- [DIRECTIONS] Reproduce the listing below character for character; drop every image.

- [DATA SEGMENT]
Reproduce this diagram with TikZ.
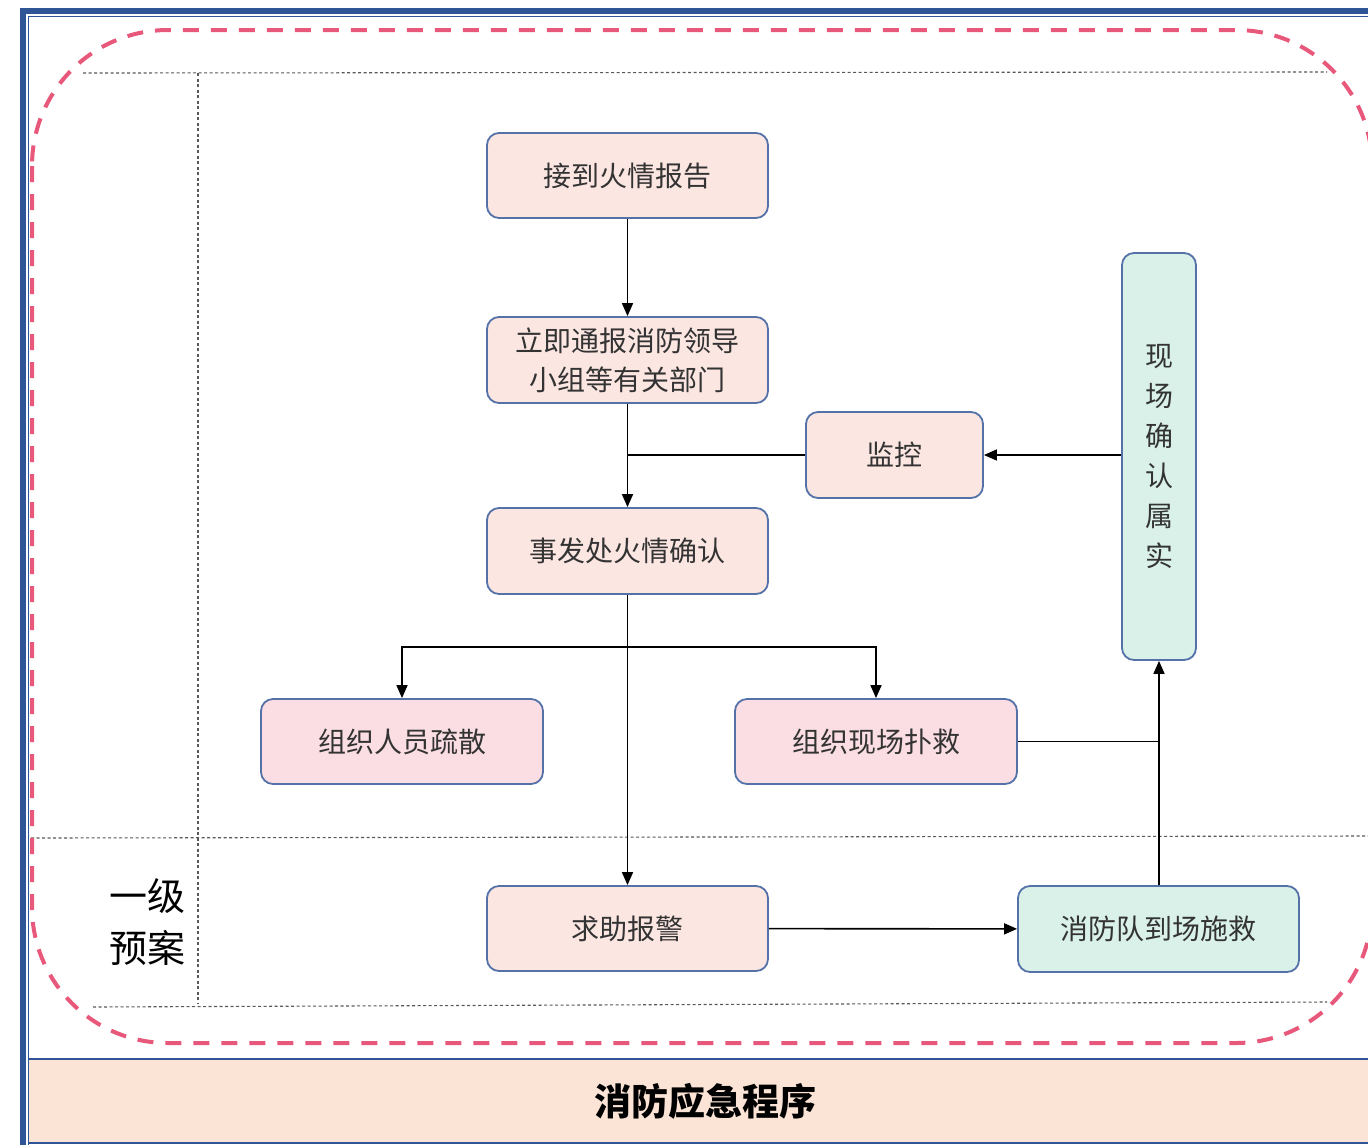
\documentclass[tikz,border=0pt]{standalone}
\usepackage{fontspec}
\setmainfont{Noto Sans CJK SC}
\newfontfamily\cjk{Noto Sans CJK SC}
\usetikzlibrary{arrows.meta}
\definecolor{frameblue}{HTML}{2F5597}
\definecolor{boxline}{HTML}{5472A8}
\definecolor{peachbox}{HTML}{FBE6E2}
\definecolor{pinkbox}{HTML}{FADEE4}
\definecolor{greenbox}{HTML}{D9F1E8}
\definecolor{bandfill}{HTML}{FBE4D6}
\definecolor{reddash}{HTML}{E8587A}
\definecolor{txt}{HTML}{333333}
\tikzset{
  box/.style={draw=boxline, line width=1.8pt, rounded corners=12pt, inner sep=0pt,
    text=txt, font=\cjk\fontsize{28}{39}\selectfont, align=center},
  peach/.style={box, fill=peachbox},
  pink/.style={box, fill=pinkbox},
  green/.style={box, fill=greenbox},
  conn/.style={line width=1.6pt, draw=black},
  arr/.style={conn, -{Triangle[length=13pt,width=11pt]}},
  grid/.style={draw=black!65, line width=1.1pt, dash pattern=on 3pt off 2.5pt},
}
\begin{document}
\begin{tikzpicture}[x=1pt,y=-1pt]
\useasboundingbox (0,0) rectangle (1368,1144);
% outer frame
\fill[white] (0,0) rectangle (1368,1144);
\fill[frameblue] (20,8) rectangle (1400,14);
\fill[frameblue] (20,8) rectangle (26,1150);
\draw[frameblue, line width=1.3pt] (28.5,1150) -- (28.5,16.5) -- (1400,16.5);
% bottom band
\fill[bandfill] (29,1059) rectangle (1400,1143);
\draw[frameblue, line width=1.2pt] (29,1059) -- (1400,1059);
\draw[frameblue, line width=1.2pt] (29,1143) -- (1400,1143);
\node[font=\cjk\bfseries\fontsize{37}{40}\selectfont, text=black] (title) at (705,1101) {消防应急程序};
% inner dotted grid
\draw[grid] (83,73) -- (1327,72);
\draw[grid] (198,73) -- (198,1004);
\draw[grid] (31,838) -- (1368,836);
\draw[grid] (93,1007) -- (1327,1002);
% red dashed rounded frame
\draw[reddash, line width=4pt, dash pattern=on 16pt off 12pt, rounded corners=136pt] (32,30) rectangle (1372,1043);
% level label
\node[font=\cjk\fontsize{38}{52}\selectfont, text=black, align=center] (lvl) at (147,922) {一级\\预案};
% nodes
\node[peach, minimum width=281pt, minimum height=85pt] (n1) at (627.5,175.5) {\raisebox{-3pt}{接到火情报告}};
\node[peach, minimum width=281pt, minimum height=86pt] (n2) at (627.5,360) {立即通报消防领导\\小组等有关部门};
\node[peach, minimum width=281pt, minimum height=86pt] (n3) at (627.5,551) {\raisebox{-3pt}{事发处火情确认}};
\node[peach, minimum width=177pt, minimum height=86pt] (jk) at (894.5,455) {\raisebox{-3pt}{监控}};
\node[green, minimum width=74pt, minimum height=407pt, font=\cjk\fontsize{28}{40}\selectfont] (qr) at (1159,456.5) {现\\场\\确\\认\\属\\实};
\node[pink, minimum width=282pt, minimum height=85pt] (ss) at (402,741.5) {\raisebox{-3pt}{组织人员疏散}};
\node[pink, minimum width=282pt, minimum height=85pt] (pj) at (876,741.5) {\raisebox{-3pt}{组织现场扑救}};
\node[peach, minimum width=281pt, minimum height=85pt] (bj) at (627.5,928.5) {\raisebox{-3pt}{求助报警}};
\node[green, minimum width=281pt, minimum height=86pt] (xf) at (1158.5,929) {\raisebox{-3pt}{消防队到场施救}};
% connectors
\coordinate (j1) at (n2.south |- jk.west);
\coordinate (j2) at (627.5,647);
\draw[arr] (n1) -- (n2);
\draw[arr] (n2) -- (n3);
\draw[conn] (jk.west) -- (j1);
\draw[arr] (qr.west |- jk.east) -- (jk.east);
\draw[arr] (n3) -- (bj);
\draw[arr] (j2) -| (ss.north);
\draw[arr] (j2) -| (pj.north);
\draw[conn] (pj.east) -- (pj.east -| qr.south);
\draw[arr] (xf.north -| qr.south) -- (qr.south);
\draw[arr] (bj) -- (xf);
\end{tikzpicture}
\end{document}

- [ANSWER FOR THIS EXERCISE]
Reproduce this diagram with TikZ.
\documentclass[tikz,border=0pt]{standalone}
\usepackage{fontspec}
\setmainfont{Noto Sans CJK SC}
\newfontfamily\cjk{Noto Sans CJK SC}
\usetikzlibrary{arrows.meta}
\definecolor{frameblue}{HTML}{2F5597}
\definecolor{boxline}{HTML}{5472A8}
\definecolor{peachbox}{HTML}{FBE6E2}
\definecolor{pinkbox}{HTML}{FADEE4}
\definecolor{greenbox}{HTML}{D9F1E8}
\definecolor{bandfill}{HTML}{FBE4D6}
\definecolor{reddash}{HTML}{E8587A}
\definecolor{txt}{HTML}{333333}
\tikzset{
  box/.style={draw=boxline, line width=1.8pt, rounded corners=12pt, inner sep=0pt,
    text=txt, font=\cjk\fontsize{28}{39}\selectfont, align=center},
  peach/.style={box, fill=peachbox},
  pink/.style={box, fill=pinkbox},
  green/.style={box, fill=greenbox},
  conn/.style={line width=1.6pt, draw=black},
  arr/.style={conn, -{Triangle[length=13pt,width=11pt]}},
  grid/.style={draw=black!65, line width=1.1pt, dash pattern=on 3pt off 2.5pt},
}
\begin{document}
\begin{tikzpicture}[x=1pt,y=-1pt]
\useasboundingbox (0,0) rectangle (1368,1144);
% outer frame
\fill[white] (0,0) rectangle (1368,1144);
\fill[frameblue] (20,8) rectangle (1400,14);
\fill[frameblue] (20,8) rectangle (26,1150);
\draw[frameblue, line width=1.3pt] (28.5,1150) -- (28.5,16.5) -- (1400,16.5);
% bottom band
\fill[bandfill] (29,1059) rectangle (1400,1143);
\draw[frameblue, line width=1.2pt] (29,1059) -- (1400,1059);
\draw[frameblue, line width=1.2pt] (29,1143) -- (1400,1143);
\node[font=\cjk\bfseries\fontsize{37}{40}\selectfont, text=black] (title) at (705,1101) {消防应急程序};
% inner dotted grid
\draw[grid] (83,73) -- (1327,72);
\draw[grid] (198,73) -- (198,1004);
\draw[grid] (31,838) -- (1368,836);
\draw[grid] (93,1007) -- (1327,1002);
% red dashed rounded frame
\draw[reddash, line width=4pt, dash pattern=on 16pt off 12pt, rounded corners=136pt] (32,30) rectangle (1372,1043);
% level label
\node[font=\cjk\fontsize{38}{52}\selectfont, text=black, align=center] (lvl) at (147,922) {一级\\预案};
% nodes
\node[peach, minimum width=281pt, minimum height=85pt] (n1) at (627.5,175.5) {\raisebox{-3pt}{接到火情报告}};
\node[peach, minimum width=281pt, minimum height=86pt] (n2) at (627.5,360) {立即通报消防领导\\小组等有关部门};
\node[peach, minimum width=281pt, minimum height=86pt] (n3) at (627.5,551) {\raisebox{-3pt}{事发处火情确认}};
\node[peach, minimum width=177pt, minimum height=86pt] (jk) at (894.5,455) {\raisebox{-3pt}{监控}};
\node[green, minimum width=74pt, minimum height=407pt, font=\cjk\fontsize{28}{40}\selectfont] (qr) at (1159,456.5) {现\\场\\确\\认\\属\\实};
\node[pink, minimum width=282pt, minimum height=85pt] (ss) at (402,741.5) {\raisebox{-3pt}{组织人员疏散}};
\node[pink, minimum width=282pt, minimum height=85pt] (pj) at (876,741.5) {\raisebox{-3pt}{组织现场扑救}};
\node[peach, minimum width=281pt, minimum height=85pt] (bj) at (627.5,928.5) {\raisebox{-3pt}{求助报警}};
\node[green, minimum width=281pt, minimum height=86pt] (xf) at (1158.5,929) {\raisebox{-3pt}{消防队到场施救}};
% connectors
\coordinate (j1) at (n2.south |- jk.west);
\coordinate (j2) at (627.5,647);
\draw[arr] (n1) -- (n2);
\draw[arr] (n2) -- (n3);
\draw[conn] (jk.west) -- (j1);
\draw[arr] (qr.west |- jk.east) -- (jk.east);
\draw[arr] (n3) -- (bj);
\draw[arr] (j2) -| (ss.north);
\draw[arr] (j2) -| (pj.north);
\draw[conn] (pj.east) -- (pj.east -| qr.south);
\draw[arr] (xf.north -| qr.south) -- (qr.south);
\draw[arr] (bj) -- (xf);
\end{tikzpicture}
\end{document}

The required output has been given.